French slang uses "c'est le kif" (= it's cool, nice), maybe Hebrew would use "eze kif" ? Sorry, no Hebrew here.


----------



## albondiga

cfu507 said:


> כיפאק הי!
> Yes it is used, I belive more among kids and soldiers to encourage the group, like during competitions.
> The way we use it:
> One guy says "kifak", the others say "hey", he says again "Kifak" they say again "hey", he says for the last time "kifak" and they say "hey, he, hey".
> Actually, they don't say it they scream it.
> 
> I found some songs on the Net with "k*i*fak hey!" the songs are for encouragement.
> 
> Oh, there is also על הכיפאק wich means "great!" like "sabbaba" and it is pronounced differently: al ha'k*e*fak and not kifak like I said before.



Excellent, thanks! 



Aoyama said:


> _kif'alak_ , alak as in alekha or lekha in Hebrew. The meaning is as you said but the literal translation is like "are you alright ?", like in French "ça va bien ?", _kif _being "ça va" ...
> French slang uses "c'est le kif" (= it's cool, nice), maybe Hebrew would use "eze kif" ? Sorry, no Hebrew here.


 
It's _kef _in Hebrew (so, yes, _eze kef!_)


----------



## elroy

cfu507 said:


> Oh, there is also על הכיפאק wich means "great!" like "sabbaba" and it is pronounced differently: al ha'k*e*fak and not kifak like I said before.

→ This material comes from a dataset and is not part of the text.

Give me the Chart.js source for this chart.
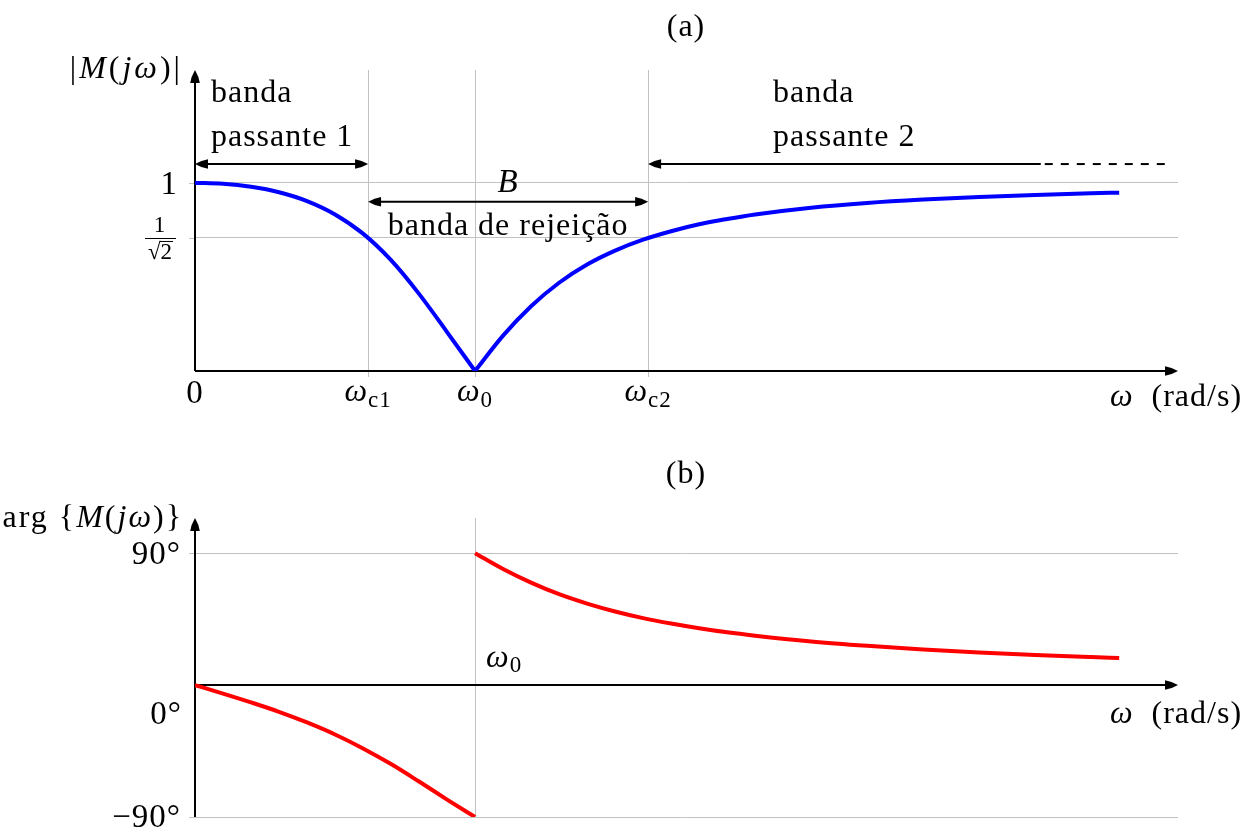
<!DOCTYPE html>
<html lang="pt">
<head>
<meta charset="utf-8">
<title>Filtro rejeita-faixa</title>
<script src="https://cdn.jsdelivr.net/npm/chart.js@4.4.1/dist/chart.umd.min.js"></script>
<style>
  html,body{margin:0;padding:0;background:#fff}
  #fig{position:relative;width:1250px;height:831px}
  #fig canvas{position:absolute;left:0}
  #c-mag{top:0}
  #c-fase{top:440px}
</style>
</head>
<body>
<div id="fig">
  <canvas id="c-mag" width="1250" height="440"></canvas>
  <canvas id="c-fase" width="1250" height="391"></canvas>
</div>
<script>
// ── Frequências características (rad/s, normalizadas por ω0) ──
const wc1 = 0.618;
const w0  = 1;
const wc2 = 1.618;
const wMax = 3.51;

// ── Curvas: ramo abaixo e acima de ω0 ──
const wLow  = [0, 0.1, 0.2, 0.3, 0.4, 0.5, 0.6, 0.7, 0.8, 0.9, 1.0];
const wHigh = [1.0, 1.1, 1.2, 1.3, 1.4, 1.5, 1.6, 1.7, 1.8, 1.9, 2.0, 2.2, 2.4, 2.6, 2.8, 3.0, 3.2, 3.3];

const magLow  = [1, 0.995, 0.979, 0.950, 0.903, 0.832, 0.730, 0.589, 0.410, 0.207, 0];
const magHigh = [0, 0.188, 0.344, 0.469, 0.566, 0.640, 0.698, 0.743, 0.780, 0.808, 0.832,
                 0.868, 0.893, 0.911, 0.925, 0.936, 0.945, 0.948];

const phaseLow  = [0, -5.8, -11.8, -18.2, -25.5, -33.7, -43.2, -53.9, -65.8, -78.1, -90];
const phaseHigh = [90, 79.2, 69.9, 62.0, 55.6, 50.2, 45.7, 42.0, 38.8, 36.0, 33.7,
                   29.8, 26.8, 24.3, 22.3, 20.6, 19.1, 18.4];

// ── Marcas dos eixos ──
const magXMarks   = [wc1, w0, wc2];
const magYMarks   = [Math.SQRT1_2, 1];
const phaseXMarks = [w0];
const phaseYMarks = [-90, 90];

// ── Setas das faixas (ω, |M|) ──
const arrowPass = 1.1;     // altura das setas "banda passante"
const arrowStop = 0.9;     // altura da seta B
const pass2Solid = 3.02;   // fim do trecho cheio da seta 2
const pass2Dash  = 3.49;   // fim do trecho tracejado

const SERIF = '"Liberation Serif", "Times New Roman", serif';
const GRID  = '#c2c2c2';

function fnt(size, italic){ return (italic ? 'italic ' : '') + size + 'px ' + SERIF; }

// escreve pedaços [texto, tamanho, itálico, deslocamento vertical] em sequência
function mathText(ctx, parts, x, y, align, sp){
  sp = sp === undefined ? 1 : sp;
  ctx.textAlign = 'left';
  ctx.textBaseline = 'alphabetic';
  ctx.letterSpacing = sp + 'px';
  let w = 0;
  const ws = parts.map(p=>{ ctx.font = fnt(p[1], p[2]); const m = ctx.measureText(p[0]).width; w += m; return m; });
  let cx = align==='center' ? x - w/2 : align==='right' ? x - w : x;
  parts.forEach((p,i)=>{
    ctx.font = fnt(p[1], p[2]);
    ctx.fillText(p[0], cx, y + (p[3]||0));
    cx += ws[i];
  });
  ctx.letterSpacing = '0px';
}

function seg(ctx, x1, y1, x2, y2){
  ctx.beginPath(); ctx.moveTo(x1, y1); ctx.lineTo(x2, y2); ctx.stroke();
}

// ponta de seta estilo latex, com a ponta em (x,y)
function arrowHead(ctx, x, y, ang){
  const L = 13, W = 4.8;
  ctx.save();
  ctx.translate(x, y);
  ctx.rotate(ang);
  ctx.beginPath();
  ctx.moveTo(0, 0);
  ctx.quadraticCurveTo(-L*0.5, -W*0.8, -L, -W);
  ctx.lineTo(-L, W);
  ctx.quadraticCurveTo(-L*0.5, W*0.8, 0, 0);
  ctx.closePath();
  ctx.fill();
  ctx.restore();
}

function axes(ctx, a, y0){
  ctx.strokeStyle = '#000';
  ctx.fillStyle = '#000';
  ctx.lineWidth = 2;
  seg(ctx, a.left, y0, a.right - 8, y0);
  arrowHead(ctx, a.right, y0, 0);
  seg(ctx, a.left, a.bottom, a.left, a.top + 8);
  arrowHead(ctx, a.left, a.top, -Math.PI/2);
}

function gridAxis(min, max, marks){
  return {
    type: 'linear', min, max,
    afterBuildTicks: s => { s.ticks = marks.map(v=>({ value:v })); },
    ticks: { display:false },
    grid:  { color:GRID, lineWidth:1, drawTicks:false },
    border:{ display:false }
  };
}

function pts(xs, ys){ return xs.map((x,i)=>({ x, y:ys[i] })); }

function curve(data, color){
  return {
    data, borderColor:color, borderWidth:4, pointRadius:0,
    cubicInterpolationMode:'monotone', fill:false
  };
}

const baseOpts = {
  responsive:false,
  animation:false,
  events:[],
  plugins:{ legend:{ display:false }, tooltip:{ enabled:false } }
};

// ══════════════════════════════════════════
// (a) MÓDULO
// ══════════════════════════════════════════
const magDecor = {
  id:'magDecor',
  beforeDatasetsDraw(chart){
    const { ctx, chartArea:a, scales:{ x, y } } = chart;
    ctx.save();
    ctx.strokeStyle = GRID; ctx.lineWidth = 1;
    magXMarks.forEach(v=>{ const px = Math.round(x.getPixelForValue(v)) + 0.5; seg(ctx, px, a.bottom, px, a.bottom + 6); });
    magYMarks.forEach(v=>{ const py = Math.round(y.getPixelForValue(v)) + 0.5; seg(ctx, a.left - 6, py, a.left, py); });
    axes(ctx, a, a.bottom);
    ctx.restore();
  },
  afterDatasetsDraw(chart){
    const { ctx, chartArea:a, scales:{ x, y } } = chart;
    const X = v => x.getPixelForValue(v), Y = v => y.getPixelForValue(v);
    ctx.save();
    ctx.fillStyle = '#000';
    ctx.strokeStyle = '#000';

    mathText(ctx, [['(a)',32]], 686, 36, 'center');
    mathText(ctx, [['|',32],['M',32,true],['(',32],['j',32,true],['ω',32,true],[')',32],['|',32]], 183, 78, 'right', 3);

    // rótulos do eixo vertical
    const y1 = Y(1), yr = Y(Math.SQRT1_2);
    mathText(ctx, [['1',33]], 178, y1 + 11, 'right');
    mathText(ctx, [['1',23]], 160, yr - 6, 'center');
    ctx.lineWidth = 1;
    seg(ctx, 145, Math.round(yr) + 0.5, 176, Math.round(yr) + 0.5);
    ctx.font = fnt(23);
    ctx.letterSpacing = '0px';
    const wr = ctx.measureText('√').width, w2 = ctx.measureText('2').width;
    const rx = 160 - (wr + w2)/2;
    mathText(ctx, [['√',23],['2',23]], 160, yr + 21, 'center', 0);
    seg(ctx, rx + wr - 1, yr + 3.5, rx + wr + w2 + 1, yr + 3.5);

    // rótulos do eixo horizontal
    const yb = a.bottom + 30;
    mathText(ctx, [['0',33]], X(0), yb + 2, 'center');
    mathText(ctx, [['ω',32,true],['c1',23,false,6]], X(wc1), yb, 'center');
    mathText(ctx, [['ω',32,true],['0',23,false,6]], X(w0), yb, 'center');
    mathText(ctx, [['ω',32,true],['c2',23,false,6]], X(wc2), yb, 'center');
    mathText(ctx, [['ω',32,true],['  (rad/s)',32]], 1176, a.bottom + 35, 'center');

    // banda passante 1
    ctx.lineWidth = 2;
    const ya = Y(arrowPass);
    seg(ctx, X(0) + 8, ya, X(wc1) - 8, ya);
    arrowHead(ctx, X(0), ya, Math.PI);
    arrowHead(ctx, X(wc1), ya, 0);
    mathText(ctx, [['banda',32]], X(0.057), Y(1.431), 'left');
    mathText(ctx, [['passante 1',32]], X(0.057), Y(1.197), 'left');

    // banda de rejeição
    const ys = Y(arrowStop), wm = (wc1 + wc2)/2;
    seg(ctx, X(wc1) + 8, ys, X(wc2) - 8, ys);
    arrowHead(ctx, X(wc1), ys, Math.PI);
    arrowHead(ctx, X(wc2), ys, 0);
    mathText(ctx, [['B',33,true]], X(wm), Y(0.952), 'center');
    mathText(ctx, [['banda de rejeição',32]], X(wm), Y(0.723), 'center');

    // banda passante 2 (segue além do gráfico)
    seg(ctx, X(wc2) + 8, ya, X(pass2Solid), ya);
    arrowHead(ctx, X(wc2), ya, Math.PI);
    ctx.setLineDash([8, 8]);
    seg(ctx, X(pass2Solid) + 4, ya, X(pass2Dash), ya);
    ctx.setLineDash([]);
    mathText(ctx, [['banda',32]], X(2.064), Y(1.431), 'left');
    mathText(ctx, [['passante 2',32]], X(2.064), Y(1.197), 'left');
    ctx.restore();
  }
};

new Chart(document.getElementById('c-mag'), {
  type:'line',
  data:{ datasets:[ curve(pts(wLow, magLow), '#0000ff'), curve(pts(wHigh, magHigh), '#0000ff') ] },
  options:{
    ...baseOpts,
    layout:{ padding:{ left:195, right:72, top:70, bottom:69 } },
    scales:{ x:gridAxis(0, wMax, magXMarks), y:gridAxis(0, 1.6, magYMarks) }
  },
  plugins:[magDecor]
});

// ══════════════════════════════════════════
// (b) FASE
// ══════════════════════════════════════════
const phaseDecor = {
  id:'phaseDecor',
  beforeDatasetsDraw(chart){
    const { ctx, chartArea:a, scales:{ x, y } } = chart;
    const y0 = Math.round(y.getPixelForValue(0));
    ctx.save();
    ctx.strokeStyle = GRID; ctx.lineWidth = 1;
    phaseXMarks.forEach(v=>{ const px = Math.round(x.getPixelForValue(v)) + 0.5; seg(ctx, px, y0, px, y0 + 6); });
    phaseYMarks.forEach(v=>{ const py = Math.round(y.getPixelForValue(v)) + 0.5; seg(ctx, a.left - 6, py, a.left, py); });
    axes(ctx, a, y0);
    ctx.restore();
  },
  afterDatasetsDraw(chart){
    const { ctx, chartArea:a, scales:{ x, y } } = chart;
    const X = v => x.getPixelForValue(v), Y = v => y.getPixelForValue(v);
    ctx.save();
    ctx.fillStyle = '#000';
    mathText(ctx, [['(b)',32]], 686, 43, 'center');
    mathText(ctx, [['arg ',32],['{',32],['M',32,true],['(',32],['j',32,true],['ω',32,true],[')',32],['}',32]], 183, 87, 'right', 2);

    mathText(ctx, [['90°',33]], 181, Y(90) + 11, 'right');
    mathText(ctx, [['0°',33]], 182, Y(0) + 39, 'right');
    mathText(ctx, [['−90°',33]], 181, Y(-90) + 10, 'right');

    mathText(ctx, [['ω',32,true],['0',23,false,5]], X(w0) + 11, Y(0) - 18, 'left');
    mathText(ctx, [['ω',32,true],['  (rad/s)',32]], 1176, Y(0) + 38, 'center');
    ctx.restore();
  }
};

new Chart(document.getElementById('c-fase'), {
  type:'line',
  data:{ datasets:[ curve(pts(wLow, phaseLow), '#ff0000'), curve(pts(wHigh, phaseHigh), '#ff0000') ] },
  options:{
    ...baseOpts,
    layout:{ padding:{ left:195, right:72, top:78, bottom:14 } },
    scales:{ x:gridAxis(0, wMax, phaseXMarks), y:gridAxis(-90, 114, phaseYMarks) }
  },
  plugins:[phaseDecor]
});
</script>
</body>
</html>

 That reminds me of the Arabic expression على كيفك (_'ala kefak_), which means "as you like it" and is also used to mean "awesome," "first-rate," etc.





Aoyama said:


> It should be noted that the expression is originally from Arabic, not Hebrew.
> Other variation : _kif'alak_ .
> "Kif" is a wide spread Arabic word (you will find it up to Morocco) meaning "comfort, ease, something nice". French slang uses it too ... Like "cool" in English.





Aoyama said:


> _kif'alak_ , alak as in alekha or lekha in Hebrew. The meaning is as you said but the literal translation is like "are you alright ?", like in French "ça va bien ?", _kif _being "ça va" ...
> French slang uses "c'est le kif" (= it's cool, nice), maybe Hebrew would use "eze kif" ? Sorry, no Hebrew here.


 Not exactly, Aoyama. 

"Kif" means "how," not what you said. You were thinking of "kef," which is a completely different word.
"Kifak" literally means "How are you?" ("kif" = "how"; "-ak" = "you")
The alternative is "kif Halak," as cfu said (H represents the ח sound, which is pronounced "ch" by most speakers of Hebrew). It literally means "How is your condition?" ("kif" = "how"; "Hal" = "condition"; "-ak" = "your").

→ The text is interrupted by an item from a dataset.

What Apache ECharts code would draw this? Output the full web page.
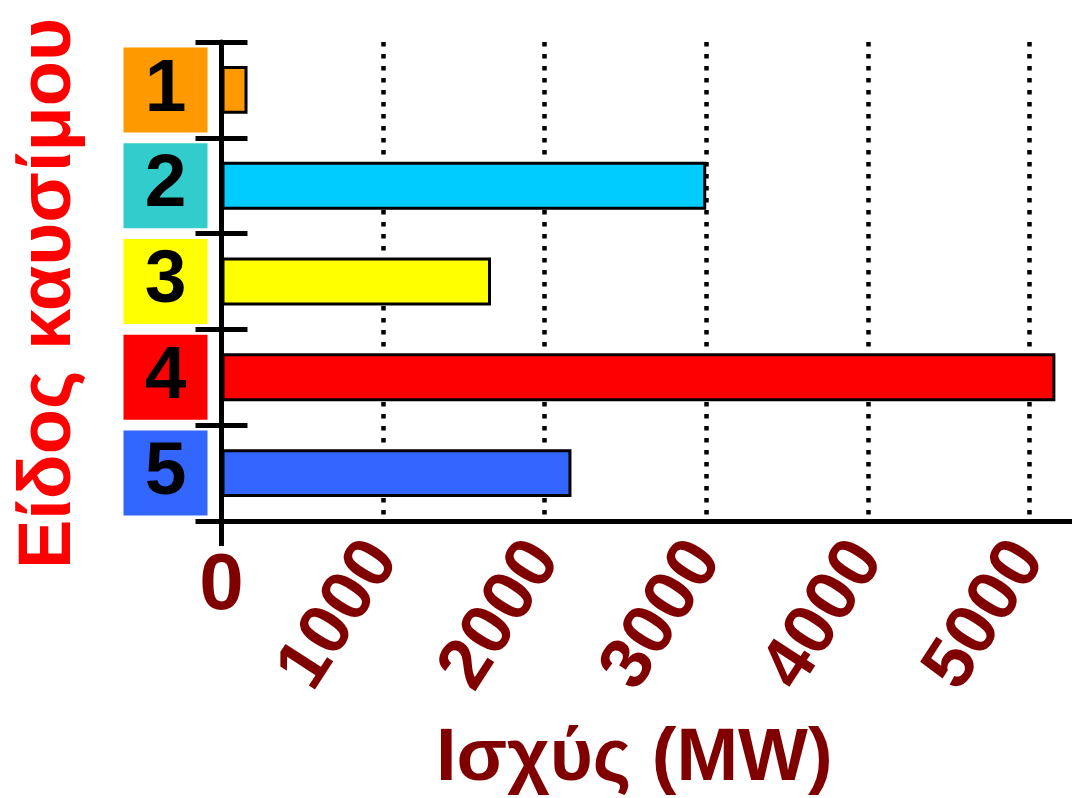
<!DOCTYPE html>
<html>
<head>
<meta charset="utf-8">
<script src="https://cdn.jsdelivr.net/npm/echarts@6/dist/echarts.min.js"></script>
<style>
  html, body { margin: 0; padding: 0; background: #fff; }
  #chart { width: 1072px; height: 798px; }
</style>
</head>
<body>
<div id="chart"></div>
<script>
// data
const categories = ['1', '2', '3', '4', '5'];
const values = [161, 3000, 1668, 5161, 2166];
const barColors = ['#FF9900', '#00CCFF', '#FFFF00', '#FF0000', '#3366FF'];
const labelColors = ['#FF9900', '#33CCCC', '#FFFF00', '#FF0000', '#3366FF'];
const xMax = 5400;

const font = 'Liberation Sans, Arial, sans-serif';
const darkRed = '#800000';

// one rich style per category box
const rich = {};
labelColors.forEach((c, i) => {
  rich['b' + i] = {
    backgroundColor: c,
    width: 84,
    height: 85,
    lineHeight: 85,
    align: 'center',
    color: '#000',
    fontSize: 75,
    fontWeight: 'bold',
    fontFamily: font
  };
});

const chart = echarts.init(document.getElementById('chart'));

chart.setOption({
  animation: false,
  grid: {
    left: 221.5, right: -22, top: 42, bottom: 277,
    containLabel: false,
    outerBoundsMode: 'none'
  },
  xAxis: [
    {
      type: 'value',
      min: 0,
      max: xMax,
      interval: 1000,
      position: 'bottom',
      name: 'Ισχύς (MW)',
      nameLocation: 'middle',
      nameGap: 202,
      nameTextStyle: {
        color: darkRed, fontSize: 74, fontWeight: 'bold', fontFamily: font,
        padding: [0, 47, 0, 0]
      },
      axisLine: { show: true, lineStyle: { color: '#000', width: 5 } },
      axisTick: { show: false },
      axisLabel: {
        rotate: 57,
        margin: 27,
        color: darkRed,
        fontSize: 72,
        fontWeight: 'bold',
        fontFamily: font,
        formatter: v => (v > 0 && v % 1000 === 0 ? String(v) : '')
      },
      splitLine: {
        show: true,
        lineStyle: { color: '#000', width: 4.5, type: [4.5, 7.5] }
      }
    },
    {
      // only the zero tick (continues the y axis line) and the upright "0"
      type: 'value',
      min: 0,
      max: xMax,
      interval: 10000,
      position: 'bottom',
      axisLine: { show: false },
      axisTick: { show: true, length: 25, lineStyle: { color: '#000', width: 5 } },
      axisLabel: {
        margin: 26,
        color: darkRed,
        fontSize: 80,
        fontWeight: 'bold',
        fontFamily: font,
        formatter: v => (v === 0 ? '0' : '')
      },
      splitLine: { show: false }
    }
  ],
  yAxis: [
    {
      type: 'category',
      data: categories,
      inverse: true,
      position: 'left',
      name: 'Είδος καυσίμου',
      nameLocation: 'middle',
      nameRotate: 90,
      nameGap: 135,
      nameTextStyle: {
        color: '#FF0000', fontSize: 74, fontWeight: 'bold', fontFamily: font,
        padding: [0, 24, 0, 0]
      },
      axisLine: { show: true, lineStyle: { color: '#000', width: 5 } },
      axisTick: { show: true, length: 26, lineStyle: { color: '#000', width: 5 } },
      axisLabel: {
        margin: 14,
        formatter: (v, i) => '{b' + i + '|' + v + '}',
        rich: rich
      }
    },
    {
      // inner half of the crossing ticks
      type: 'category',
      data: categories,
      inverse: true,
      position: 'left',
      axisLine: { show: false },
      axisTick: { show: true, inside: true, length: 26, lineStyle: { color: '#000', width: 5 } },
      axisLabel: { show: false }
    }
  ],
  series: [
    {
      type: 'bar',
      xAxisIndex: 0,
      yAxisIndex: 0,
      barWidth: '50%',
      data: values.map((v, i) => ({
        value: v,
        itemStyle: { color: barColors[i], borderColor: '#000', borderWidth: 3 }
      }))
    }
  ]
});
</script>
</body>
</html>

Both "kifak" and "kif Halak" are very commonly used to mean "How are you?". They are interchangeable.

"Kif'alak" does not exist.


----------



## Aoyama

_Mea magna culpa_ for confusing *kif* and* kef* (in Arabic, which sets us a bit off-topic here).
My excuse is that French uses kif for kef, either because of an erroneous vocalization or perhaps (more likely) because of the change in North African Arabic (Maghreban)... To be confirmed.
As for "kif *H*alak", true also, I had forgotten the H .


----------



## Aoyama

After some cheking, the phonetical difference between kef and kif (even if both words are different) may not be so clear -cut :
Kif = how (like in kif ahaluka),
Kef = ease, comfort, nice feeling 





> It's _kef _in Hebrew (so, yes, _eze kef!_)


but the word seems to come originally from _Turkish _(kif or kief) meaning " a state of inactivity, _farniente_". It is pronounced as kif in Maghreban, same as "kif" (how/same), cf. "kif-kif" in French slang.
This post involves French, Turkish and Arabic ... But still, refers to kifak ...


----------